Almost one month after a report found that Martin Bashir used "deceitful" methods in order to gain access to Princess Diana, another review was published this week, which found that there was "no evidence" that the journalist was rehired by the BBC to cover up how he got the interview with the late royal.
Needless to say, Diana's brother Charles Spencer is not happy with the findings.
"It's incredible — literally. It is unbelievable," Spencer said on Good Morning Britain. "What's so staggering about the BBC is how they keep ploughing on in a very self-destructive way. I'm a huge supporter of BBC as institution but its been a very bizarre process. I've seen evidence of briefings against me by the BBC, very troubling stuff."
Spencer went on to say he believes the BBC knew about Bashir's questionable behavior.
"It's been clearly established that they knew in March of '96 that Bashir was a serial liar," he said. "He went on to do all sorts of other things in America ... and they're saying he was a shoe in as religious correspondent. What the Dyson inquiry has shown is that the BBC knew stone cold that Bashir had lied to BBC management four times. The senior echelon of the BBC did know."
Ultimately, Spencer believes Bashir — who forged bank statements to gain Diana's trust — should be charged for what he did to his sister.
"If I used forged documents to benefit myself I'd be in jail straight away," he said, adding that Diana would be "pleased that the truth was out there."
"Her paranoia was fed. If she wanted to talk absolutely great — I've got no problem if she had chosen to speak to anyone but the circumstances in which she was duped into speaking that set the tone for the conversation, and thats unforgivable," he added.
Chairman Julian Knight told BBC Director-General Lord Hall that it was "absolutely against the ethos of the BBC" that Bashir had faked documents in order to secure the interview.
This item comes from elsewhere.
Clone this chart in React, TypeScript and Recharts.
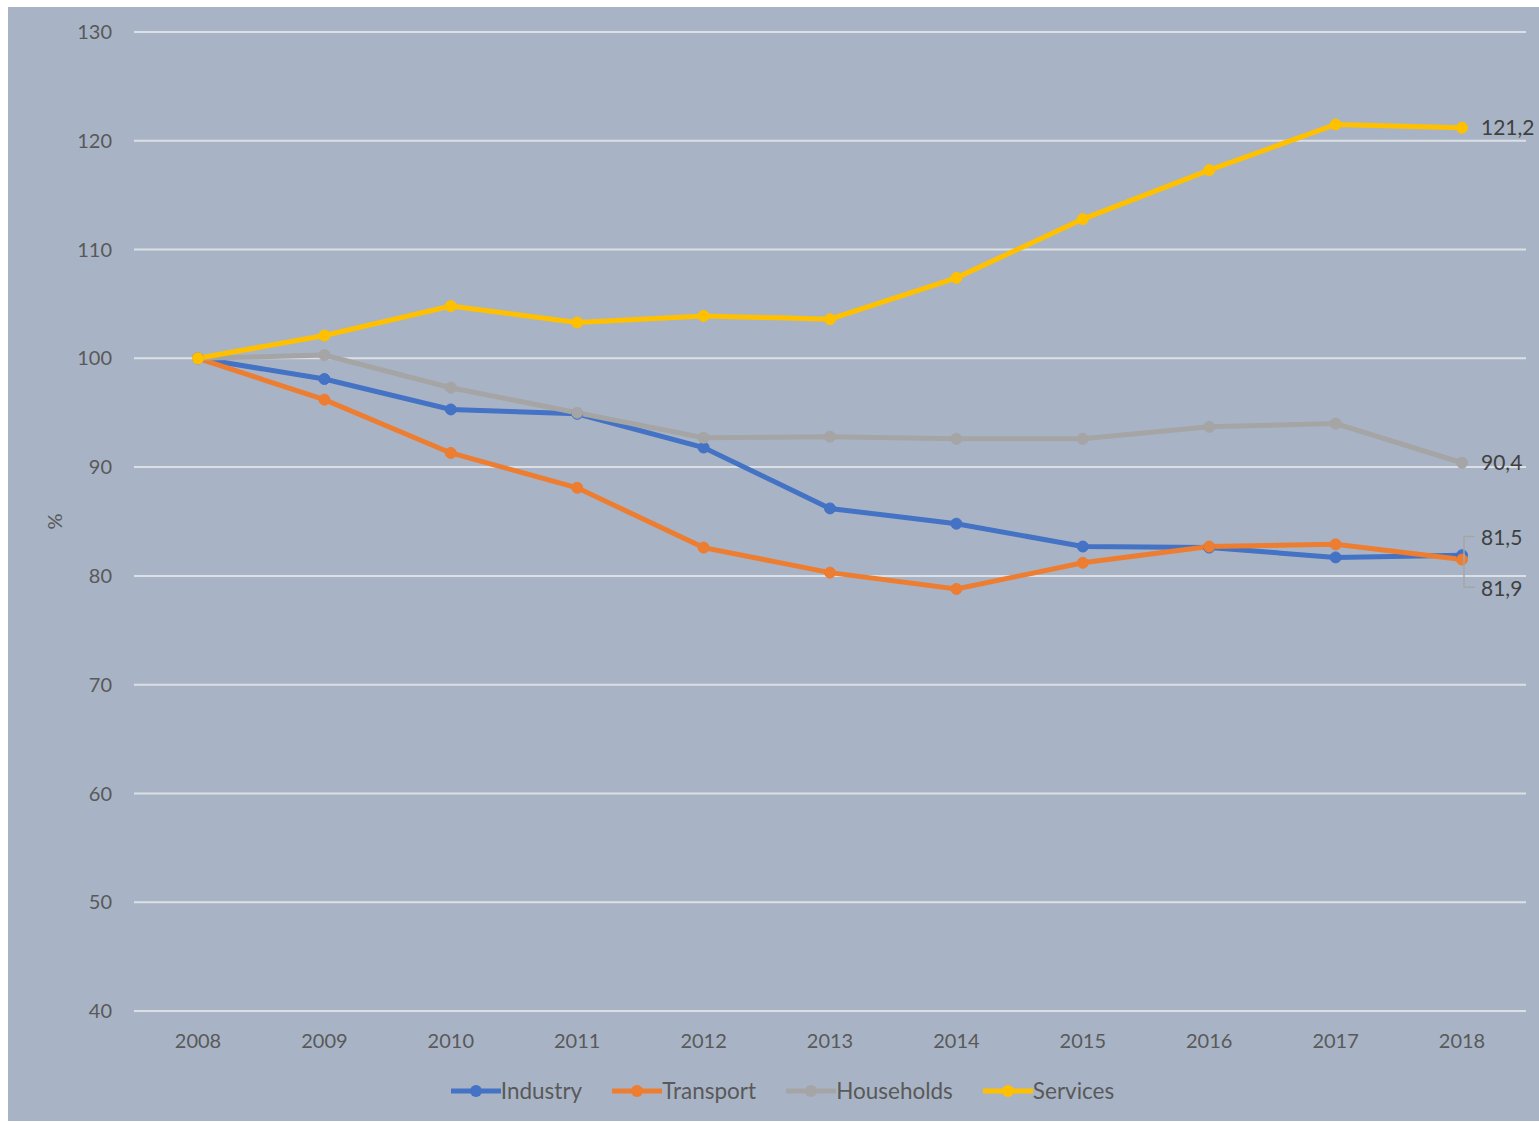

"The decision that we had to make, and it is a decision lots of managers have to make in lots of different places, if someone breaches the guidelines and it is the first time they have done it, do you say, 'That's it, farewell, you're sacked' or do you say, 'Alright, you are remorseful, we will give you a second chance' and that is what we did," Hall said. "And we did it listening to him having talked to him 25 years ago. Now, in the light of what I know now about Bashir, was that the wrong judgment? Yes it was, but we trusted him and we clearly shouldn't have."
After the report was released in May, Bashir said: "I never wanted to harm Diana in any way and I don't believe we did. Everything we did in terms of the interview was as she wanted, from when she wanted to alert the palace, to when it was broadcast, to its contents. I can't imagine what their family must feel each day."